Lo que es seguro es que las musas eran encantadoras (todas ellas) y que descendían a la Tierra para obsequiar sus dones únicamente a los mortales. ¡Oh los mortales!, eternamente necesitados de obsequios y tal vez de algo de consuelo para sobrellevar su amarga existencia.

Citaré el ejemplo de otro joven, esta vez italiano –florentino para mayor exactitud –que esculpía y pintaba como si hospedara ángeles en sus manos, un hombre cuya genialidad lo llevó a esculpir “La Piedad” con tan solo 24 años, que cautivó a un Papa amante del arte hasta tal punto que le encargó la decoración de la bóveda de la Capilla Sixtina, lugar donde se murmura todavía que el mismísimo Espíritu Santo suele pasearse a placer. Verdaderamente aquel Papa debió creer que sus frescos eran dignos del agrado de Dios y no se equivocaba.

Hoy, al contemplar esas obras provenientes del vapor del espíritu, de un lugar inexplorado, más de un aliento ha escapado –tenue y caliente –más de un corazón ha redoblado su latir y por supuesto, más de una lágrima ha abandonado su mullido lecho –callada, pero sin esfuerzo.

El ingenioso hidalgo don Quijote de la Mancha, de los de lanza en astillero, adarga antigua, rocín flaco y galgo corredor, fue escrito gracias a un milagroso (o no) golpe de inspiración de un hombre aparentemente normal, español hasta los huesos y dotado de la suficiente clarividencia como para darse cuenta de que en su obra cabían las pasiones humanas y con ellas el mundo y todo cuanto este contiene. Otro de aquellos hombres señalados por el dedo invisible, escogidos para recibir ingentes cantidades de creatividad.

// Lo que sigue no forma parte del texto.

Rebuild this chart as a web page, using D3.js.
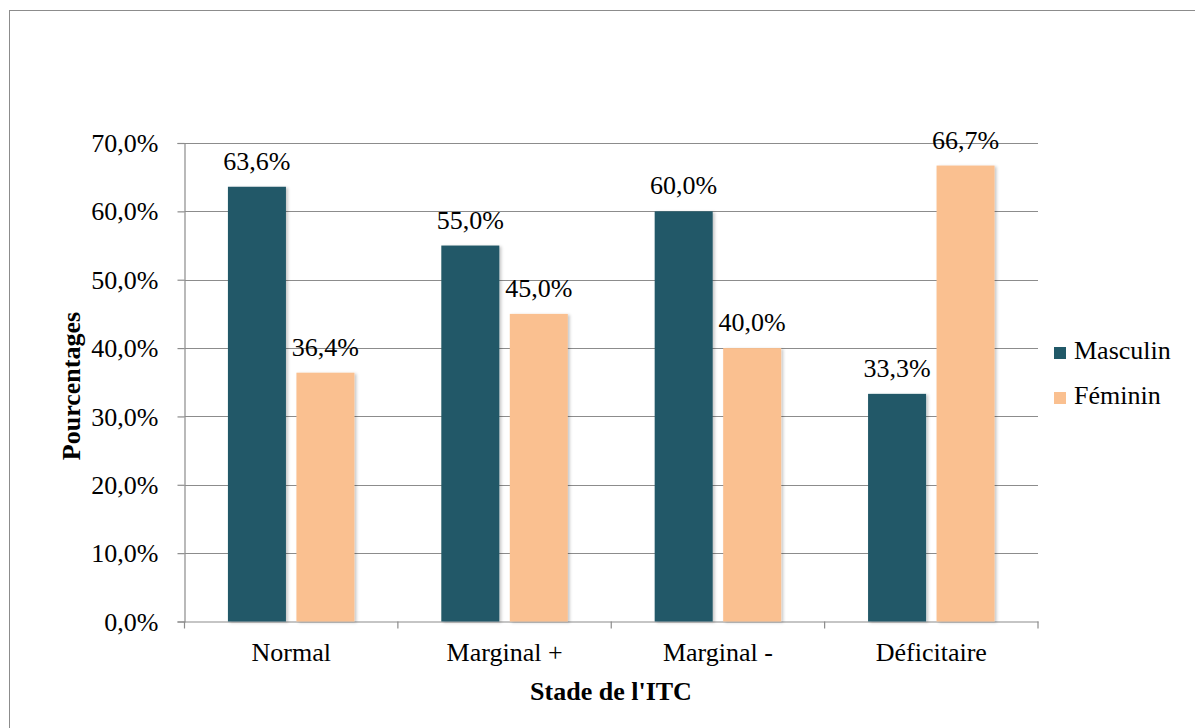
<!DOCTYPE html>
<html>
<head>
<meta charset="utf-8">
<script src="https://cdn.jsdelivr.net/npm/d3@7"></script>
<style>
  body { margin: 0; background: #fff; }
  svg text { font-family: "Liberation Serif", "Times New Roman", serif; fill: #000; }
</style>
</head>
<body>
<div id="chart"></div>
<script>
// chart data
var categories = ["Normal", "Marginal +", "Marginal -", "Déficitaire"];
var series = ["Masculin", "Féminin"];
var masculin = [63.6, 55.0, 60.0, 33.3];
var feminin = [36.4, 45.0, 40.0, 66.7];
var yTicks = [0, 10, 20, 30, 40, 50, 60, 70];
var colors = ["#215968", "#FAC090"];

(function() {
  var W = 1195, H = 728;
  var plot = { left: 184.5, right: 1038, top: 143, bottom: 621.5 };
  var font = "Liberation Serif, Times New Roman, serif";

  var svg = d3.select("#chart").append("svg")
    .attr("width", W)
    .attr("height", H);

  // soft shadow like the office chart
  var defs = svg.append("defs");
  var f = defs.append("filter").attr("id", "shadow")
    .attr("x", "-20%").attr("y", "-20%").attr("width", "140%").attr("height", "140%");
  f.append("feDropShadow")
    .attr("dx", 2).attr("dy", 1).attr("stdDeviation", 1.5)
    .attr("flood-color", "#000").attr("flood-opacity", 0.22);

  // outer border
  svg.append("rect")
    .attr("x", 9.5).attr("y", 10.5)
    .attr("width", 1200).attr("height", 730)
    .attr("fill", "none")
    .attr("stroke", "#8c8c8c")
    .attr("stroke-width", 1);

  var x = d3.scaleBand()
    .domain(categories)
    .range([plot.left, plot.right])
    .paddingInner(0).paddingOuter(0);

  var xs = d3.scaleBand()
    .domain(series)
    .range([0, x.bandwidth()])
    .paddingInner(0.153)
    .paddingOuter(0.634);

  var y = d3.scaleLinear()
    .domain([0, 70])
    .range([plot.bottom, plot.top]);

  // gridlines
  svg.append("g")
    .selectAll("line")
    .data(yTicks.filter(function(d) { return d > 0; }))
    .enter().append("line")
    .attr("x1", plot.left).attr("x2", plot.right)
    .attr("y1", function(d) { return Math.round(y(d)) + 0.5; })
    .attr("y2", function(d) { return Math.round(y(d)) + 0.5; })
    .attr("stroke", "#8c8c8c")
    .attr("stroke-width", 1.2);

  // y axis
  var yAxis = svg.append("g")
    .attr("transform", "translate(" + plot.left + ",0)")
    .attr("font-family", font)
    .call(d3.axisLeft(y)
      .tickValues(yTicks)
      .tickSize(7)
      .tickPadding(19)
      .tickFormat(function(d) { return d.toFixed(1).replace(".", ",") + "%"; }));
  yAxis.attr("font-family", font).attr("font-size", 26);
  yAxis.select(".domain").attr("stroke", "#8c8c8c").attr("stroke-width", 1.2);
  yAxis.selectAll(".tick line").attr("stroke", "#8c8c8c").attr("stroke-width", 1.2);
  yAxis.selectAll(".tick text")
    .attr("dy", "0.33em")
    .attr("fill", "#000");

  // x axis
  var xAxis = svg.append("g")
    .attr("transform", "translate(0," + plot.bottom + ")")
    .call(d3.axisBottom(x).tickSize(0).tickPadding(39));
  xAxis.attr("font-family", font).attr("font-size", 26);
  xAxis.select(".domain").attr("stroke", "#8c8c8c").attr("stroke-width", 1.2);
  xAxis.selectAll(".tick text")
    .attr("dy", 0)
    .attr("fill", "#000");

  // category separator ticks
  svg.append("g")
    .selectAll("line")
    .data(d3.range(categories.length + 1))
    .enter().append("line")
    .attr("x1", function(i) { return plot.left + i * x.step(); })
    .attr("x2", function(i) { return plot.left + i * x.step(); })
    .attr("y1", plot.bottom)
    .attr("y2", plot.bottom + 7)
    .attr("stroke", "#8c8c8c")
    .attr("stroke-width", 1.2);

  // bars
  var values = [masculin, feminin];
  var groups = svg.append("g")
    .selectAll("g")
    .data(series)
    .enter().append("g")
    .attr("fill", function(d, i) { return colors[i]; });

  function rows(s, si) {
    return categories.map(function(c, ci) { return { cat: c, s: s, v: values[si][ci] }; });
  }

  groups.selectAll("rect")
    .data(rows)
    .enter().append("rect")
    .attr("x", function(d) { return x(d.cat) + xs(d.s); })
    .attr("width", xs.bandwidth())
    .attr("y", function(d) { return y(d.v); })
    .attr("height", function(d) { return y(0) - y(d.v); })
    .attr("filter", "url(#shadow)");

  // value labels
  svg.append("g")
    .selectAll("text")
    .data(d3.merge(series.map(rows)))
    .enter().append("text")
    .attr("x", function(d) { return x(d.cat) + xs(d.s) + xs.bandwidth() / 2; })
    .attr("y", function(d) { return y(d.v) - 17; })
    .attr("text-anchor", "middle")
    .style("font-size", "26px")
    .text(function(d) { return d.v.toFixed(1).replace(".", ",") + "%"; });

  // axis titles
  svg.append("text")
    .attr("transform", "translate(80,386) rotate(-90)")
    .attr("text-anchor", "middle")
    .style("font-size", "26px")
    .style("font-weight", "bold")
    .text("Pourcentages");

  svg.append("text")
    .attr("x", 611)
    .attr("y", 700)
    .attr("text-anchor", "middle")
    .style("font-size", "26px")
    .style("font-weight", "bold")
    .text("Stade de l'ITC");

  // legend
  var legend = svg.append("g")
    .selectAll("g")
    .data(series)
    .enter().append("g")
    .attr("transform", function(d, i) { return "translate(1054," + (347 + i * 45) + ")"; });
  legend.append("rect")
    .attr("width", 12).attr("height", 12)
    .attr("fill", function(d, i) { return colors[i]; });
  legend.append("text")
    .attr("x", 20)
    .attr("y", 12)
    .style("font-size", "26px")
    .text(function(d) { return d; });
})();
</script>
</body>
</html>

En su relato “El príncipe de Parnaso”, Carlos Ruiz Zafón sugiere una explicación bella e ingeniosa –como sólo él siendo un maestro de las letras podía hacer –al origen de la inspiración de aquel hombre.

Miguel de Cervantes Saavedra, escritor sin fortuna, pero de un talento que llenaba sin problema su copa hasta desbordarla, se encuentra (gracias a una desafortunada recomendación) con un misterioso editor llamado Andreas Corelli cuyo aliento huele a tierra removida y flores muertas, un hombre engañoso que le hace una oferta: “Escribirá usted una obra maestra, pero para hacerlo deberá usted perder lo que más ama. Su obra será celebrada, envidiada, e imitada por los tiempos de los tiempos, pero en su corazón se abrirá un vacío mil veces mayor que el de la gloria y la vanidad de su ingenio porque sólo entonces comprenderá la verdadera naturaleza de sus sentimientos y sólo entonces sabrá si es usted o no un hombre, como cree, mejor que Giordano y todos los que, como él, han caído antes de rodillas ante su propio reflejo al aceptar este desafío…”

Este hombre que bien podría ser comparado con un dominio o el ángel de la muerte, le otorga así la inspiración a cambio de la vida de la mujer que ama.

Escribe Ruiz Zafón que años más tarde, siendo ya Cervantes un escritor consagrado y hallándose en su madurez, volvió a encontrarse con este ser oscuro y versado en las trampas, quien esta vez, embriagado por las dos partes de Don Quijote de la Mancha y lamentando no haberse topado con más portentos de la literatura como éste, le ruega que escriba para él una hasta ahora desconocida tercera parte de dicha obra maestra a cambio de su propia vida para que cansada ya su alma de las penurias de la existencia, pudiera reunirse con la que fue siempre la verdadera fuente de sus anhelos, pasiones y afectos.

Es posible que después de todo la inspiración se disfrace de un hombre que no parpadea nunca, que merodea con andar fantasmal por el mundo entero ofreciendo tratos a ciertos afortunados o desafortunados elegidos: obras maestras a cambio de cordura, amor, vida o muerte.